Montreal Canadiens forward Max Domi was fortunate to finish Sunday’s game on the bench. He should’ve been in the locker room.
Philadelphia’s Kevin Hayes entered to zone, pursuing a dump-in. Domi, backskating, jabbed at Hayes with his stick, catching him in the midsection.
Rule 62 covers spearing.
Spearing shall mean stabbing an opponent with the point of the stick blade, whether contact is made or not.
A double-minor penalty will be imposed on a player who spears an opponent and does not make contact.
A major penalty shall be imposed on a player who spears an opponent. Whenever a major penalty is assessed for spearing, a game misconduct penalty must also be imposed.
A match penalty shall be imposed on a player who injures an opponent as a result of a spear.
The call on the ice was slashing on the play.
Here’s how the NHL rulebook defines slashing.
Slashing is the act of a player swinging his stick at an opponent, whether contact is made or not.

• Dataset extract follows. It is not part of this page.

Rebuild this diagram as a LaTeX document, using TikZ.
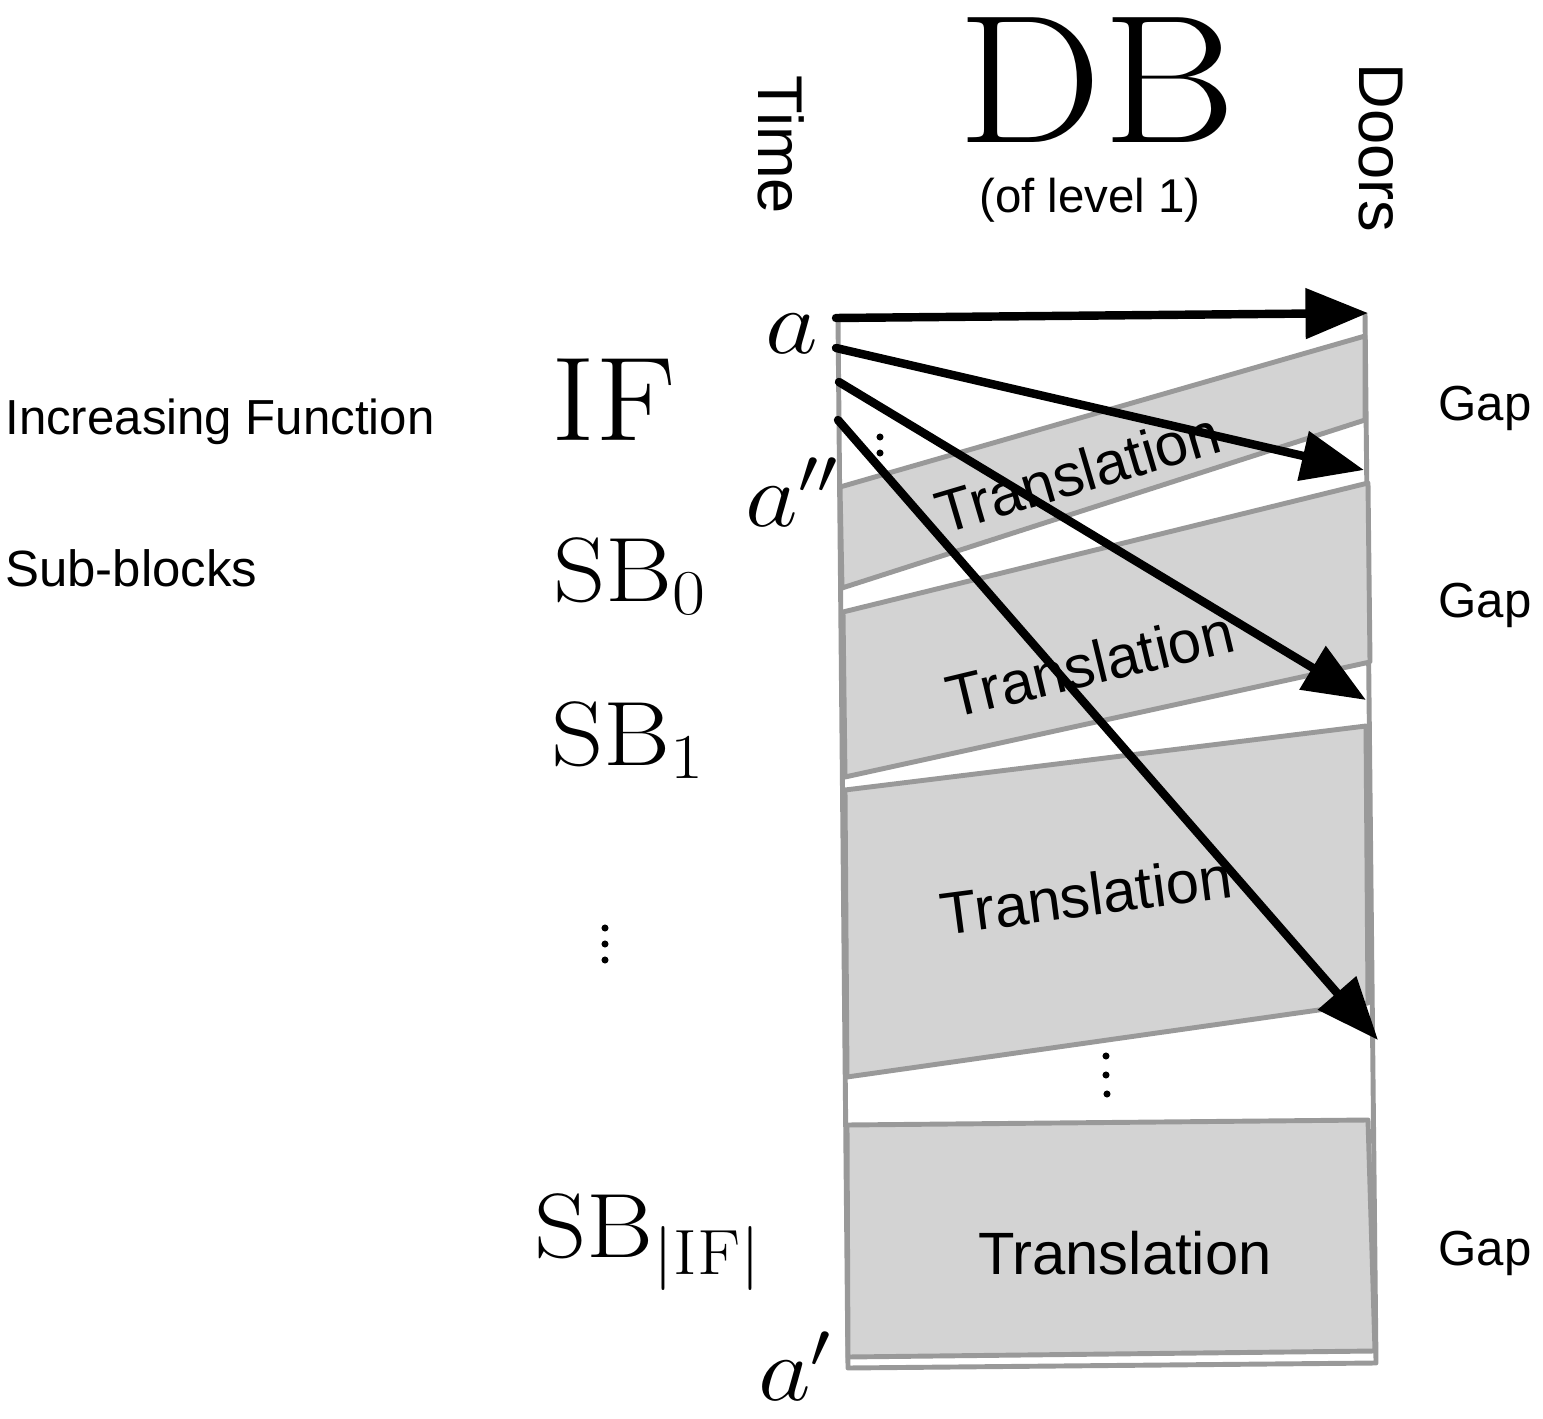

Non-aggressive stick contact to the pant or front of the shin pads, should not be penalized as slashing. Any forceful or powerful chop with the stick on an opponent’s body, the opponent’s stick, or on or near the opponent’s hands that, in the judgment of the Referee, is not an attempt to play the puck, shall be penalized as slashing.
A minor penalty, at the discretion of the Referee based on the severity of the contact, shall be imposed on a player who slashes an opponent.
No word on whether Player Safety may be taking a second look at the play.
Vancouver’s Micheal Ferland was recently fined $5,000 for spearing an opponent on the bench.
Detroit’s Robby Fabbri was also fined earlier this season for spearing; he similarly only received a minor for slashing during the game.
We’ll wait to hear from Player Safety, but our guess is that a fine is coming for Domi.